5. And finally, the fifth difference. The Charlottesville attack was clearly and unequivocally condemned around the world. In the United States, the resurgence of Nazism behind the attack collided with a solid wall of the press, Congress, and public opinion—in short, with a democracy that mounted a fierce resistance to the proponents of America First and the monsters they spawn. After the horror of Barcelona, on the other hand, reactions in Catalonia, Spain, the rest of Europe and the world were far too vague, muted, confused, and sometimes even obscene: Are we dealing with fascism, commentators asked, or something other than fascism? Is this Islam or not Islam? Did the killers of seven-year-old Julian Cadman (whose name has just been added to the gruesome ledger) have a difficult childhood? Did they come from underprivileged backgrounds? Is this a psychiatric matter? Was it not our Islamophobia that ultimately radicalized the killers?

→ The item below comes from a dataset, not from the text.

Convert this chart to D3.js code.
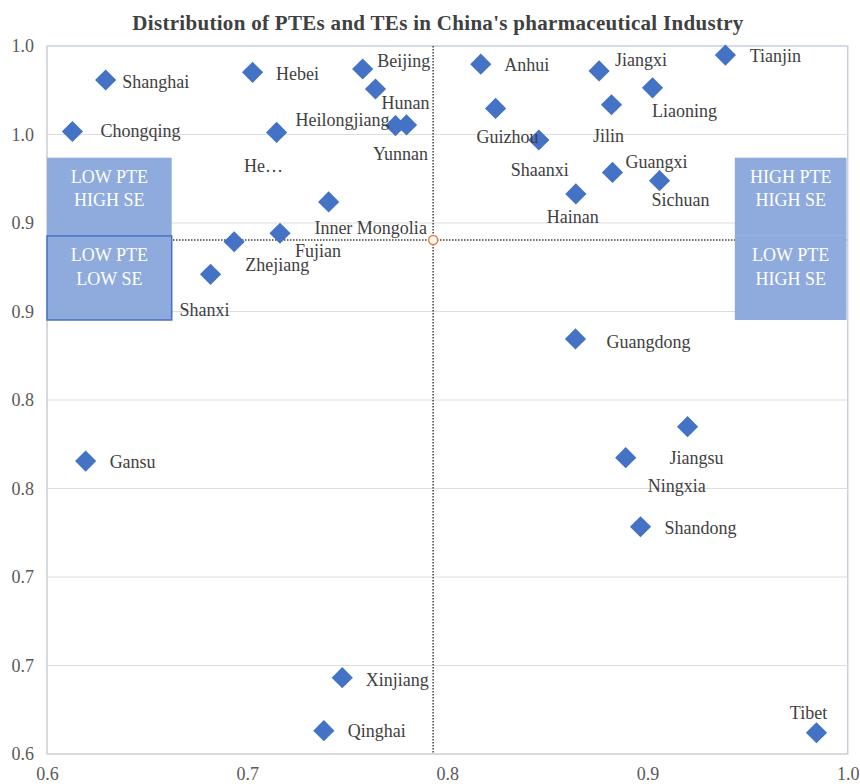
<!DOCTYPE html>
<html>
<head>
<meta charset="utf-8">
<script src="https://cdn.jsdelivr.net/npm/d3@7"></script>
<style>
    body { margin: 0; background: #ffffff; }
    #chart { width: 860px; height: 784px; }
    text { font-family: "Liberation Serif", "Times New Roman", serif; }
</style>
</head>
<body>
<div id="chart"></div>
<script>
// Province names and their (PTE, SE) values
const provinces = ["Shanghai", "Hebei", "Beijing", "Hunan", "Heilongjiang", "Yunnan",
    "Chongqing", "Henan", "Inner Mongolia", "Fujian", "Zhejiang", "Shanxi", "Gansu",
    "Xinjiang", "Qinghai", "Anhui", "Jiangxi", "Tianjin", "Liaoning", "Guizhou", "Jilin",
    "Shaanxi", "Guangxi", "Sichuan", "Hainan", "Guangdong", "Jiangsu", "Ningxia",
    "Shandong", "Tibet"];
const pte = [0.6293, 0.7027, 0.7577, 0.7641, 0.7741, 0.7796,
    0.6127, 0.7147, 0.7407, 0.7164, 0.6935, 0.6817, 0.6193,
    0.7475, 0.7383, 0.8167, 0.8758, 0.9389, 0.9025, 0.8241, 0.8820,
    0.8457, 0.8825, 0.9060, 0.8642, 0.8640, 0.9200, 0.8891,
    0.8965, 0.9844];
const se = [0.9808, 0.9851, 0.9870, 0.9757, 0.9550, 0.9554,
    0.9517, 0.9512, 0.9119, 0.8942, 0.8894, 0.8710, 0.7655,
    0.6431, 0.6132, 0.9897, 0.9859, 0.9949, 0.9764, 0.9647, 0.9668,
    0.9469, 0.9286, 0.9239, 0.9164, 0.8345, 0.7849, 0.7674,
    0.7284, 0.6120];

// mean point where the dotted lines cross
const meanPte = 0.7929;
const meanSe = 0.8904;

// labels that are shown truncated in the chart
const shownLabel = { "Henan": "He\u2026" };

// data label offsets from the marker (px)
const labelDx = [50, 45, 41, 30, -53, -6, 68, -13, 42, 38, 43, -6, 47,
    55, 53, 46, 42, 50, 32, 12, -3, 1, 44, 21, -3, 73, 9, 51, 60, -8];
const labelDy = [2, 1, -8, 14, -6, 29, -1, 33, 26, 17, 23, 35, 1,
    2, 0, 0, -11, 1, 23, 28, 31, 30, -11, 19, 23, 3, 31, 28, 1, -20];

// axis ticks
const xTicks = [0.6, 0.7, 0.8, 0.9, 1.0];
const xTickLabels = ["0.6", "0.7", "0.8", "0.9", "1.0"];
const yTicks = [1.0, 0.95, 0.9, 0.85, 0.8, 0.75, 0.7, 0.65, 0.6];
const yTickLabels = ["1.0", "1.0", "0.9", "0.9", "0.8", "0.8", "0.7", "0.7", "0.6"];

// quadrant note boxes, in data units
const noteBoxes = [
    { x0: 0.6, x1: 0.6623, top: 0.9369, bottom: 0.8927, lines: ["LOW PTE", "HIGH SE"], outline: false },
    { x0: 0.6, x1: 0.6623, top: 0.8927, bottom: 0.8452, lines: ["LOW PTE", "LOW SE"], outline: true },
    { x0: 0.9436, x1: 0.9994, top: 0.9369, bottom: 0.8927, lines: ["HIGH PTE", "HIGH SE"], outline: false },
    { x0: 0.9436, x1: 0.9994, top: 0.8927, bottom: 0.8452, lines: ["LOW PTE", "HIGH SE"], outline: false }
];

const width = 860;
const height = 784;
const margin = { top: 46, right: 12, bottom: 30, left: 47 };

const svg = d3.select("#chart")
    .append("svg")
    .attr("width", width)
    .attr("height", height);

const x = d3.scaleLinear()
    .domain([0.6, 1.0])
    .range([margin.left, width - margin.right - 0.3]);

const y = d3.scaleLinear()
    .domain([0.6, 1.0])
    .range([height - margin.bottom, margin.top]);

// Title
svg.append("text")
    .attr("x", 438)
    .attr("y", 30)
    .attr("text-anchor", "middle")
    .attr("font-size", 21)
    .attr("font-weight", "bold")
    .attr("letter-spacing", 0.3)
    .attr("fill", "#404040")
    .text("Distribution of PTEs and TEs in China's pharmaceutical Industry");

// plot border
svg.append("rect")
    .attr("x", x(0.6))
    .attr("y", y(1.0))
    .attr("width", x(1.0) - x(0.6))
    .attr("height", y(0.6) - y(1.0))
    .attr("fill", "none")
    .attr("stroke", "#c8d0dd")
    .attr("stroke-width", 1.5);

// gridlines
svg.append("g")
    .selectAll("line")
    .data(yTicks.slice(1, -1))
    .join("line")
    .attr("x1", x(0.6))
    .attr("x2", x(1.0))
    .attr("y1", d => y(d))
    .attr("y2", d => y(d))
    .attr("stroke", "#dedede")
    .attr("stroke-width", 1.2);

// left and bottom axis lines
svg.append("line")
    .attr("x1", x(0.6)).attr("x2", x(0.6))
    .attr("y1", y(1.0)).attr("y2", y(0.6))
    .attr("stroke", "#d9d9d9").attr("stroke-width", 1.5);
svg.append("line")
    .attr("x1", x(0.6)).attr("x2", x(1.0))
    .attr("y1", y(0.6)).attr("y2", y(0.6))
    .attr("stroke", "#d9d9d9").attr("stroke-width", 1.5);

// axes (labels only)
const yAxis = svg.append("g")
    .attr("transform", `translate(${margin.left},0)`)
    .call(d3.axisLeft(y)
        .tickValues(yTicks)
        .tickFormat((d, idx) => yTickLabels[idx])
        .tickSize(0)
        .tickPadding(13));

const xAxis = svg.append("g")
    .attr("transform", `translate(0,${height - margin.bottom})`)
    .call(d3.axisBottom(x)
        .tickValues(xTicks)
        .tickFormat((d, idx) => xTickLabels[idx])
        .tickSize(0)
        .tickPadding(13));

[xAxis, yAxis].forEach(axis => {
    axis.select(".domain").remove();
    axis.selectAll("text")
        .attr("font-family", "'Liberation Serif', serif")
        .attr("font-size", 18)
        .attr("fill", "#595959");
});

// dotted mean lines
svg.append("line")
    .attr("x1", x(meanPte)).attr("x2", x(meanPte))
    .attr("y1", y(1.0)).attr("y2", y(0.6))
    .attr("stroke", "#404040")
    .attr("stroke-width", 1.5)
    .attr("stroke-dasharray", "1.5,1.5");
svg.append("line")
    .attr("x1", x(0.6)).attr("x2", x(1.0))
    .attr("y1", y(meanSe)).attr("y2", y(meanSe))
    .attr("stroke", "#404040")
    .attr("stroke-width", 1.5)
    .attr("stroke-dasharray", "1.5,1.5");

svg.append("circle")
    .attr("cx", x(meanPte))
    .attr("cy", y(meanSe))
    .attr("r", 4.5)
    .attr("fill", "#ffffff")
    .attr("stroke", "#ed7d31")
    .attr("stroke-width", 1.5);

// quadrant note boxes
const notes = svg.append("g");
noteBoxes.forEach(b => {
    notes.append("rect")
        .attr("x", x(b.x0))
        .attr("y", y(b.top))
        .attr("width", x(b.x1) - x(b.x0))
        .attr("height", y(b.bottom) - y(b.top))
        .attr("fill", "#8faadc")
        .attr("stroke", b.outline ? "#4472c4" : "none")
        .attr("stroke-width", 1.5);
    b.lines.forEach((line, k) => {
        notes.append("text")
            .attr("x", (x(b.x0) + x(b.x1)) / 2)
            .attr("y", y(b.top) + 19 + k * 23.5)
            .attr("dy", "0.35em")
            .attr("text-anchor", "middle")
            .attr("font-size", 18)
            .attr("fill", "#ffffff")
            .text(line);
    });
});

// markers
const points = provinces.map((name, idx) => ({
    name: name,
    pte: pte[idx],
    se: se[idx],
    dx: labelDx[idx],
    dy: labelDy[idx]
}));

const diamond = d3.symbol().type(d3.symbolSquare).size(225);

svg.append("g")
    .selectAll("path")
    .data(points)
    .join("path")
    .attr("d", diamond)
    .attr("transform", d => `translate(${x(d.pte)},${y(d.se)}) rotate(45)`)
    .attr("fill", "#4472c4");

// data labels
svg.append("g")
    .selectAll("text")
    .data(points)
    .join("text")
    .attr("x", d => x(d.pte) + d.dx)
    .attr("y", d => y(d.se) + d.dy)
    .attr("dy", "0.35em")
    .attr("text-anchor", "middle")
    .attr("font-size", 18)
    .attr("fill", "#404040")
    .text(d => shownLabel[d.name] || d.name);
</script>
</body>
</html>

The lesson here is that we must beware of false symmetries, even (especially!) when the darkness of the time plays tricks with our perception and serves apparent similarities up to us on a platter.

The idea that the cowls of the Ku Klux Klan, its torches and lynchings, continue to tempt a non-negligible and possibly growing fringe in the United States is fearsome, no doubt about it. Unprecedented, too, is the stupefaction engendered by an American president refusing even to name the crime and the criminals, let alone to condemn them, thereby fraying still further the foundational compact of contemporary America. And humanity has a duty—this goes without saying—to confront with equal determination both heads of the beast. But the fact remains that, in the United States as in Europe, it is necrophiliac Islamo-fascism, as shown in Barcelona, that holds life, death, and the future in its grasp.